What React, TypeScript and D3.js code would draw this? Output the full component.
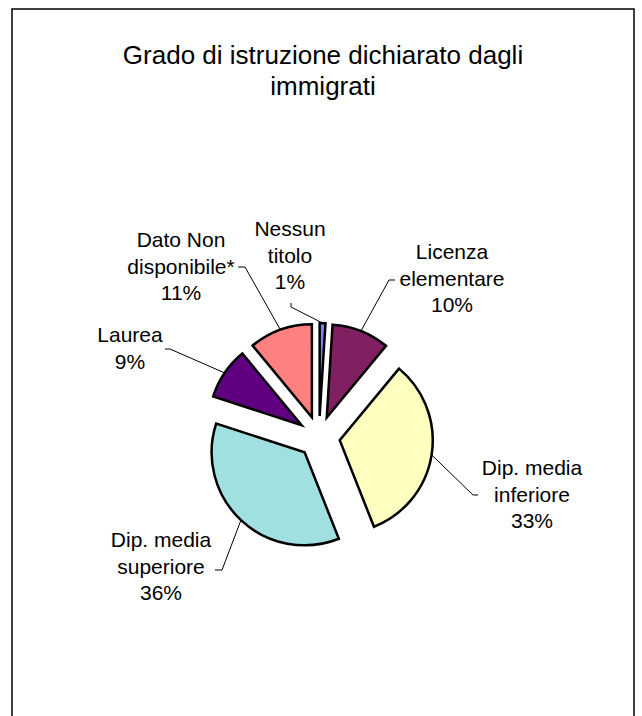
import React from "react";
import * as d3 from "d3";

const categories = [
  ["Nessun", "titolo"],
  ["Licenza", "elementare"],
  ["Dip. media", "inferiore"],
  ["Dip. media", "superiore"],
  ["Laurea"],
  ["Dato Non", "disponibile*"],
];
const values = [1, 10, 33, 36, 9, 11];
const colors = ["#8080ff", "#802060", "#ffffc0", "#a0e0e0", "#600080", "#ff8080"];
const titleLines = ["Grado di istruzione dichiarato dagli", "immigrati"];

// layout (relative to pie centre)
const labelPos = [
  [-29, -201],
  [133, -178],
  [213, 38],
  [-158, 110],
  [-189, -95],
  [-138, -190],
];
const leaderElbow = [
  [[-28, -130], [-28, -134]],
  [[70, -157], [76, -157]],
  [[154, 58], [159, 58]],
  [[-97, 133], [-104, 133]],
  [[-149, -88], [-154, -88]],
  [[-74, -170], [-81, -170]],
];

const W = 642;
const H = 716;
const CX = 319;
const CY = 437;
const R = 93;
const EXPLODE = 21;
const LINE_H = 26.5;

export default function App() {
  const total = d3.sum(values);
  const pie = d3.pie<number>().sort(null).startAngle(0).endAngle(2 * Math.PI);
  const arcs = pie(values);
  const arc = d3.arc<d3.PieArcDatum<number>>().innerRadius(0).outerRadius(R);

  return (
    <svg
      width={W}
      height={H}
      style={{ position: "absolute", left: 0, top: 0, background: "#fff" }}
      fontFamily="'Liberation Sans', Arial, sans-serif"
    >
      <rect x={12} y={9} width={622} height={800} fill="#fff" stroke="#000" strokeWidth={1.5} />
      {titleLines.map((t, i) => (
        <text key={i} x={323} y={64 + i * 31} textAnchor="middle" fontSize={26} fill="#000">
          {t}
        </text>
      ))}
      <g transform={`translate(${CX},${CY})`}>
        {arcs.map((a, i) => {
          const mid = (a.startAngle + a.endAngle) / 2;
          const dx = Math.sin(mid) * EXPLODE;
          const dy = -Math.cos(mid) * EXPLODE;
          return (
            <path
              key={i}
              d={arc(a) || ""}
              transform={`translate(${dx},${dy})`}
              fill={colors[i]}
              stroke="#000"
              strokeWidth={2.5}
              strokeLinejoin="miter"
            />
          );
        })}
        {arcs.map((a, i) => {
          const mid = (a.startAngle + a.endAngle) / 2;
          const sx = Math.sin(mid) * (EXPLODE + R);
          const sy = -Math.cos(mid) * (EXPLODE + R);
          const [e1, e2] = leaderElbow[i];
          const line = d3.line()([[sx, sy], e1 as [number, number], e2 as [number, number]]);
          return <path key={"l" + i} d={line || ""} fill="none" stroke="#000" strokeWidth={1} />;
        })}
        {arcs.map((a, i) => {
          const [lx, ly] = labelPos[i];
          const pct = d3.format(".0%")(values[i] / total);
          const lines = [...categories[i], pct];
          return (
            <text key={"t" + i} textAnchor="middle" fontSize={21} fill="#000">
              {lines.map((s, j) => (
                <tspan key={j} x={lx} y={ly + j * LINE_H}>
                  {s}
                </tspan>
              ))}
            </text>
          );
        })}
      </g>
    </svg>
  );
}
:::
### Prompt:
Take the listing above and restate it word for word, without its pictures.

### Task result:
What React, TypeScript and D3.js code would draw this? Output the full component.
import React from "react";
import * as d3 from "d3";

const categories = [
  ["Nessun", "titolo"],
  ["Licenza", "elementare"],
  ["Dip. media", "inferiore"],
  ["Dip. media", "superiore"],
  ["Laurea"],
  ["Dato Non", "disponibile*"],
];
const values = [1, 10, 33, 36, 9, 11];
const colors = ["#8080ff", "#802060", "#ffffc0", "#a0e0e0", "#600080", "#ff8080"];
const titleLines = ["Grado di istruzione dichiarato dagli", "immigrati"];

// layout (relative to pie centre)
const labelPos = [
  [-29, -201],
  [133, -178],
  [213, 38],
  [-158, 110],
  [-189, -95],
  [-138, -190],
];
const leaderElbow = [
  [[-28, -130], [-28, -134]],
  [[70, -157], [76, -157]],
  [[154, 58], [159, 58]],
  [[-97, 133], [-104, 133]],
  [[-149, -88], [-154, -88]],
  [[-74, -170], [-81, -170]],
];

const W = 642;
const H = 716;
const CX = 319;
const CY = 437;
const R = 93;
const EXPLODE = 21;
const LINE_H = 26.5;

export default function App() {
  const total = d3.sum(values);
  const pie = d3.pie<number>().sort(null).startAngle(0).endAngle(2 * Math.PI);
  const arcs = pie(values);
  const arc = d3.arc<d3.PieArcDatum<number>>().innerRadius(0).outerRadius(R);

  return (
    <svg
      width={W}
      height={H}
      style={{ position: "absolute", left: 0, top: 0, background: "#fff" }}
      fontFamily="'Liberation Sans', Arial, sans-serif"
    >
      <rect x={12} y={9} width={622} height={800} fill="#fff" stroke="#000" strokeWidth={1.5} />
      {titleLines.map((t, i) => (
        <text key={i} x={323} y={64 + i * 31} textAnchor="middle" fontSize={26} fill="#000">
          {t}
        </text>
      ))}
      <g transform={`translate(${CX},${CY})`}>
        {arcs.map((a, i) => {
          const mid = (a.startAngle + a.endAngle) / 2;
          const dx = Math.sin(mid) * EXPLODE;
          const dy = -Math.cos(mid) * EXPLODE;
          return (
            <path
              key={i}
              d={arc(a) || ""}
              transform={`translate(${dx},${dy})`}
              fill={colors[i]}
              stroke="#000"
              strokeWidth={2.5}
              strokeLinejoin="miter"
            />
          );
        })}
        {arcs.map((a, i) => {
          const mid = (a.startAngle + a.endAngle) / 2;
          const sx = Math.sin(mid) * (EXPLODE + R);
          const sy = -Math.cos(mid) * (EXPLODE + R);
          const [e1, e2] = leaderElbow[i];
          const line = d3.line()([[sx, sy], e1 as [number, number], e2 as [number, number]]);
          return <path key={"l" + i} d={line || ""} fill="none" stroke="#000" strokeWidth={1} />;
        })}
        {arcs.map((a, i) => {
          const [lx, ly] = labelPos[i];
          const pct = d3.format(".0%")(values[i] / total);
          const lines = [...categories[i], pct];
          return (
            <text key={"t" + i} textAnchor="middle" fontSize={21} fill="#000">
              {lines.map((s, j) => (
                <tspan key={j} x={lx} y={ly + j * LINE_H}>
                  {s}
                </tspan>
              ))}
            </text>
          );
        })}
      </g>
    </svg>
  );
}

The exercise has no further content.